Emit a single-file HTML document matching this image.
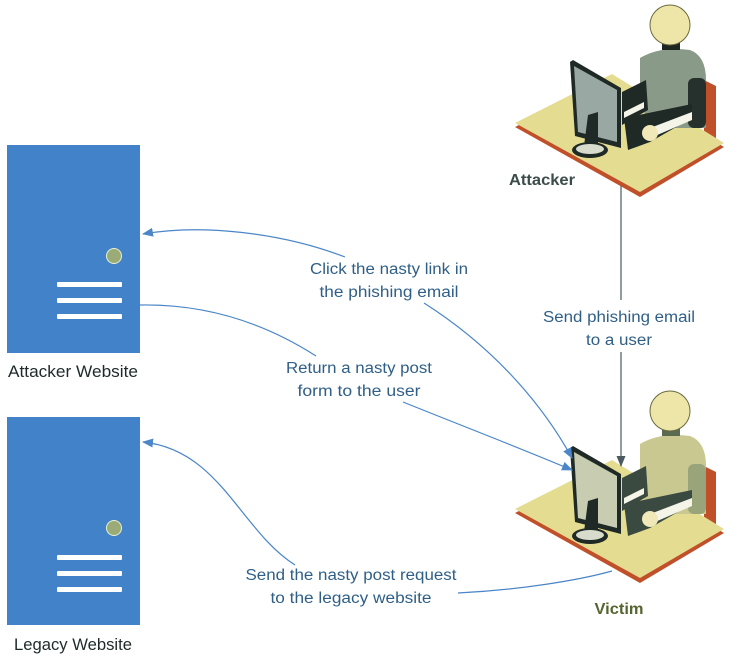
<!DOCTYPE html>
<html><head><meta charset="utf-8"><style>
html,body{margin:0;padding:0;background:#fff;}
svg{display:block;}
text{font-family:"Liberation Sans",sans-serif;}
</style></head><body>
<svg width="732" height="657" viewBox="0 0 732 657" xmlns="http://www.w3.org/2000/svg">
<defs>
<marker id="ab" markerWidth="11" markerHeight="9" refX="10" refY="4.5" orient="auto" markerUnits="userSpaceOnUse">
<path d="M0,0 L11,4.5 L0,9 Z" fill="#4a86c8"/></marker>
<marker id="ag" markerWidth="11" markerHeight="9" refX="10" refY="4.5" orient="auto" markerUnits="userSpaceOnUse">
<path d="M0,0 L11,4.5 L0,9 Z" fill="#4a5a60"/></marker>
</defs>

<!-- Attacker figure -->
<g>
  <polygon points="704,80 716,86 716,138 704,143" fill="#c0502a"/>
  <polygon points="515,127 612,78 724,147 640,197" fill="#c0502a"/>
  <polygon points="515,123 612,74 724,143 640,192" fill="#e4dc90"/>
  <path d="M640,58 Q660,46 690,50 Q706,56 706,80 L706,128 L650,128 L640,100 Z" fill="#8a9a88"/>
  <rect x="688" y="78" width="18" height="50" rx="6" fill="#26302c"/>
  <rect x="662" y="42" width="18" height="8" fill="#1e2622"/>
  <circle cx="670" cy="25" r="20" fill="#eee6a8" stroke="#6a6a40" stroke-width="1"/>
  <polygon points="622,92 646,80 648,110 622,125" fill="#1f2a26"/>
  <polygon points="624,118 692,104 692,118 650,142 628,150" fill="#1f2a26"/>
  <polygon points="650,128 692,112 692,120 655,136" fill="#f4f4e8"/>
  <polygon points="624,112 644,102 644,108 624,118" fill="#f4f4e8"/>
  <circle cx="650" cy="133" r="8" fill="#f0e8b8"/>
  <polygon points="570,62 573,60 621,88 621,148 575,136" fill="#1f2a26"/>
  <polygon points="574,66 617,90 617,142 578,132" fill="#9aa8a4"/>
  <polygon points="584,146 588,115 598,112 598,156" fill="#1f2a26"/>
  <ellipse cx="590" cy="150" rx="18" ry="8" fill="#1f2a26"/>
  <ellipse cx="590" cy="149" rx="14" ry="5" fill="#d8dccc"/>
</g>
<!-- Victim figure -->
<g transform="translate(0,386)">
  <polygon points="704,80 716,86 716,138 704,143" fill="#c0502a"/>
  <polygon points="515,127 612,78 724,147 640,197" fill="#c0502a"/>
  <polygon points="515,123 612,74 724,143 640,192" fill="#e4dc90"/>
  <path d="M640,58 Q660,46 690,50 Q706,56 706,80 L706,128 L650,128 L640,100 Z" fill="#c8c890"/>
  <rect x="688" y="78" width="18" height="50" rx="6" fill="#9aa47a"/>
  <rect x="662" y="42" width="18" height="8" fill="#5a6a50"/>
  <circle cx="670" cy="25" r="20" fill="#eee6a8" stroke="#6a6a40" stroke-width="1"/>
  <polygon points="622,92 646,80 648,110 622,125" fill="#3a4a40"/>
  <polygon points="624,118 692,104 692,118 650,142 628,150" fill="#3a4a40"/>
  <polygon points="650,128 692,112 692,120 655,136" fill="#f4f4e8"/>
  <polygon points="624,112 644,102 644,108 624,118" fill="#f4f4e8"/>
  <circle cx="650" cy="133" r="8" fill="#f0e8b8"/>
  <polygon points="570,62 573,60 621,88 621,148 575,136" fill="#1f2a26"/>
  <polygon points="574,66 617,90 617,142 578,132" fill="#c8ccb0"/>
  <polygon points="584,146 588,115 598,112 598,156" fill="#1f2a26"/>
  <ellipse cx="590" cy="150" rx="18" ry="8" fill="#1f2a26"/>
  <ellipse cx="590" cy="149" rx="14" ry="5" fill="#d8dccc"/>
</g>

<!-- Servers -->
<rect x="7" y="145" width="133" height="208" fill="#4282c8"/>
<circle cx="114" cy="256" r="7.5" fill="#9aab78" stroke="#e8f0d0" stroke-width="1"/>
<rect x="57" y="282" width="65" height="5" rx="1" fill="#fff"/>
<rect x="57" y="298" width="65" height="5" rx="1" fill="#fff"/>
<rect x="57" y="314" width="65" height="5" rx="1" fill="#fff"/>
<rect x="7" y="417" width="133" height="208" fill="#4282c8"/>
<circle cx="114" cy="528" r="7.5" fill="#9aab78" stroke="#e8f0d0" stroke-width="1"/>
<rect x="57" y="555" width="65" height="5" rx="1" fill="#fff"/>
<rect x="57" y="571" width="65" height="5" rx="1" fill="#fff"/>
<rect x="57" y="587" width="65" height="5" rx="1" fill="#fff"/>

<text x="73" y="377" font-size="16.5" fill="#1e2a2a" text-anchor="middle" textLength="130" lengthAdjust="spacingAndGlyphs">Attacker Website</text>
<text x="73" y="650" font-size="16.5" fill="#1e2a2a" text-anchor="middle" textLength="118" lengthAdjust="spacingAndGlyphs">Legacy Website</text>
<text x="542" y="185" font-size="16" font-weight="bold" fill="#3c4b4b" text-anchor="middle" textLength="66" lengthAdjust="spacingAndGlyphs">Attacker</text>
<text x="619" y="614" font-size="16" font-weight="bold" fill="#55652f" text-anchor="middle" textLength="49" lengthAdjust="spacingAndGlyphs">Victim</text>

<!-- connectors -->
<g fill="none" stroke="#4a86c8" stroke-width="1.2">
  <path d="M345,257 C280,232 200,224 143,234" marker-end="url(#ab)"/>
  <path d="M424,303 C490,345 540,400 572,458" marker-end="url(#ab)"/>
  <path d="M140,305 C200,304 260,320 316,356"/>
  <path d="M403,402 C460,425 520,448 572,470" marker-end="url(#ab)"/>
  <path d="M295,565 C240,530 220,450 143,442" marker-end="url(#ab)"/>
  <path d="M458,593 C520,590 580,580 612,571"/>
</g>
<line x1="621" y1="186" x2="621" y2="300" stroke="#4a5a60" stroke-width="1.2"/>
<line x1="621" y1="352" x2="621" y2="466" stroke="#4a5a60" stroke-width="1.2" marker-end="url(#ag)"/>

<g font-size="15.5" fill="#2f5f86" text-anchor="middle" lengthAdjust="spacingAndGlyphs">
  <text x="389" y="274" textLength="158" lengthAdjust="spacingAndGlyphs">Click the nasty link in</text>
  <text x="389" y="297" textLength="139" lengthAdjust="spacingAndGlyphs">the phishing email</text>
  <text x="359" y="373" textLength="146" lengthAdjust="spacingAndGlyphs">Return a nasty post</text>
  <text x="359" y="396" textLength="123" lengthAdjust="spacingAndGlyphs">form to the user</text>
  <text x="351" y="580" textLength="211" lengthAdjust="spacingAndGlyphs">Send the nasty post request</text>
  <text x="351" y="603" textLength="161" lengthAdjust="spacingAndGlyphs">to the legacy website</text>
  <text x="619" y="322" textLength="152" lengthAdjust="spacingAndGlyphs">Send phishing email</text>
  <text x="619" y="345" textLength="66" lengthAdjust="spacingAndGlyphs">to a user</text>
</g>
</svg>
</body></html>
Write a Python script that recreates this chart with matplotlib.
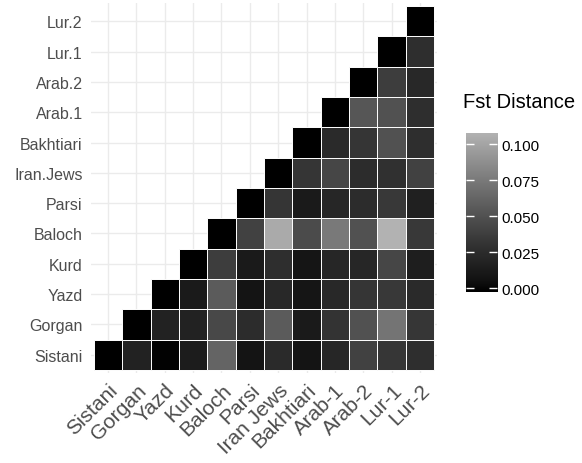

================

● GIVEN INSTRUCTION: Write every entry out again exactly, dropping the pictures.

● RESPONSE:
Emit a single-file HTML document matching this image.
<!DOCTYPE html>
<html><head><meta charset="utf-8"><style>
html,body{margin:0;padding:0;background:#fff;}
svg{display:block;}
text{font-family:"Liberation Sans",sans-serif;}
</style></head><body>
<svg width="732" height="657" viewBox="0 0 732 657" xmlns="http://www.w3.org/2000/svg">
<defs>
<marker id="ab" markerWidth="11" markerHeight="9" refX="10" refY="4.5" orient="auto" markerUnits="userSpaceOnUse">
<path d="M0,0 L11,4.5 L0,9 Z" fill="#4a86c8"/></marker>
<marker id="ag" markerWidth="11" markerHeight="9" refX="10" refY="4.5" orient="auto" markerUnits="userSpaceOnUse">
<path d="M0,0 L11,4.5 L0,9 Z" fill="#4a5a60"/></marker>
</defs>

<!-- Attacker figure -->
<g>
  <polygon points="704,80 716,86 716,138 704,143" fill="#c0502a"/>
  <polygon points="515,127 612,78 724,147 640,197" fill="#c0502a"/>
  <polygon points="515,123 612,74 724,143 640,192" fill="#e4dc90"/>
  <path d="M640,58 Q660,46 690,50 Q706,56 706,80 L706,128 L650,128 L640,100 Z" fill="#8a9a88"/>
  <rect x="688" y="78" width="18" height="50" rx="6" fill="#26302c"/>
  <rect x="662" y="42" width="18" height="8" fill="#1e2622"/>
  <circle cx="670" cy="25" r="20" fill="#eee6a8" stroke="#6a6a40" stroke-width="1"/>
  <polygon points="622,92 646,80 648,110 622,125" fill="#1f2a26"/>
  <polygon points="624,118 692,104 692,118 650,142 628,150" fill="#1f2a26"/>
  <polygon points="650,128 692,112 692,120 655,136" fill="#f4f4e8"/>
  <polygon points="624,112 644,102 644,108 624,118" fill="#f4f4e8"/>
  <circle cx="650" cy="133" r="8" fill="#f0e8b8"/>
  <polygon points="570,62 573,60 621,88 621,148 575,136" fill="#1f2a26"/>
  <polygon points="574,66 617,90 617,142 578,132" fill="#9aa8a4"/>
  <polygon points="584,146 588,115 598,112 598,156" fill="#1f2a26"/>
  <ellipse cx="590" cy="150" rx="18" ry="8" fill="#1f2a26"/>
  <ellipse cx="590" cy="149" rx="14" ry="5" fill="#d8dccc"/>
</g>
<!-- Victim figure -->
<g transform="translate(0,386)">
  <polygon points="704,80 716,86 716,138 704,143" fill="#c0502a"/>
  <polygon points="515,127 612,78 724,147 640,197" fill="#c0502a"/>
  <polygon points="515,123 612,74 724,143 640,192" fill="#e4dc90"/>
  <path d="M640,58 Q660,46 690,50 Q706,56 706,80 L706,128 L650,128 L640,100 Z" fill="#c8c890"/>
  <rect x="688" y="78" width="18" height="50" rx="6" fill="#9aa47a"/>
  <rect x="662" y="42" width="18" height="8" fill="#5a6a50"/>
  <circle cx="670" cy="25" r="20" fill="#eee6a8" stroke="#6a6a40" stroke-width="1"/>
  <polygon points="622,92 646,80 648,110 622,125" fill="#3a4a40"/>
  <polygon points="624,118 692,104 692,118 650,142 628,150" fill="#3a4a40"/>
  <polygon points="650,128 692,112 692,120 655,136" fill="#f4f4e8"/>
  <polygon points="624,112 644,102 644,108 624,118" fill="#f4f4e8"/>
  <circle cx="650" cy="133" r="8" fill="#f0e8b8"/>
  <polygon points="570,62 573,60 621,88 621,148 575,136" fill="#1f2a26"/>
  <polygon points="574,66 617,90 617,142 578,132" fill="#c8ccb0"/>
  <polygon points="584,146 588,115 598,112 598,156" fill="#1f2a26"/>
  <ellipse cx="590" cy="150" rx="18" ry="8" fill="#1f2a26"/>
  <ellipse cx="590" cy="149" rx="14" ry="5" fill="#d8dccc"/>
</g>

<!-- Servers -->
<rect x="7" y="145" width="133" height="208" fill="#4282c8"/>
<circle cx="114" cy="256" r="7.5" fill="#9aab78" stroke="#e8f0d0" stroke-width="1"/>
<rect x="57" y="282" width="65" height="5" rx="1" fill="#fff"/>
<rect x="57" y="298" width="65" height="5" rx="1" fill="#fff"/>
<rect x="57" y="314" width="65" height="5" rx="1" fill="#fff"/>
<rect x="7" y="417" width="133" height="208" fill="#4282c8"/>
<circle cx="114" cy="528" r="7.5" fill="#9aab78" stroke="#e8f0d0" stroke-width="1"/>
<rect x="57" y="555" width="65" height="5" rx="1" fill="#fff"/>
<rect x="57" y="571" width="65" height="5" rx="1" fill="#fff"/>
<rect x="57" y="587" width="65" height="5" rx="1" fill="#fff"/>

<text x="73" y="377" font-size="16.5" fill="#1e2a2a" text-anchor="middle" textLength="130" lengthAdjust="spacingAndGlyphs">Attacker Website</text>
<text x="73" y="650" font-size="16.5" fill="#1e2a2a" text-anchor="middle" textLength="118" lengthAdjust="spacingAndGlyphs">Legacy Website</text>
<text x="542" y="185" font-size="16" font-weight="bold" fill="#3c4b4b" text-anchor="middle" textLength="66" lengthAdjust="spacingAndGlyphs">Attacker</text>
<text x="619" y="614" font-size="16" font-weight="bold" fill="#55652f" text-anchor="middle" textLength="49" lengthAdjust="spacingAndGlyphs">Victim</text>

<!-- connectors -->
<g fill="none" stroke="#4a86c8" stroke-width="1.2">
  <path d="M345,257 C280,232 200,224 143,234" marker-end="url(#ab)"/>
  <path d="M424,303 C490,345 540,400 572,458" marker-end="url(#ab)"/>
  <path d="M140,305 C200,304 260,320 316,356"/>
  <path d="M403,402 C460,425 520,448 572,470" marker-end="url(#ab)"/>
  <path d="M295,565 C240,530 220,450 143,442" marker-end="url(#ab)"/>
  <path d="M458,593 C520,590 580,580 612,571"/>
</g>
<line x1="621" y1="186" x2="621" y2="300" stroke="#4a5a60" stroke-width="1.2"/>
<line x1="621" y1="352" x2="621" y2="466" stroke="#4a5a60" stroke-width="1.2" marker-end="url(#ag)"/>

<g font-size="15.5" fill="#2f5f86" text-anchor="middle" lengthAdjust="spacingAndGlyphs">
  <text x="389" y="274" textLength="158" lengthAdjust="spacingAndGlyphs">Click the nasty link in</text>
  <text x="389" y="297" textLength="139" lengthAdjust="spacingAndGlyphs">the phishing email</text>
  <text x="359" y="373" textLength="146" lengthAdjust="spacingAndGlyphs">Return a nasty post</text>
  <text x="359" y="396" textLength="123" lengthAdjust="spacingAndGlyphs">form to the user</text>
  <text x="351" y="580" textLength="211" lengthAdjust="spacingAndGlyphs">Send the nasty post request</text>
  <text x="351" y="603" textLength="161" lengthAdjust="spacingAndGlyphs">to the legacy website</text>
  <text x="619" y="322" textLength="152" lengthAdjust="spacingAndGlyphs">Send phishing email</text>
  <text x="619" y="345" textLength="66" lengthAdjust="spacingAndGlyphs">to a user</text>
</g>
</svg>
</body></html>
Write a Python script that recreates this chart with matplotlib.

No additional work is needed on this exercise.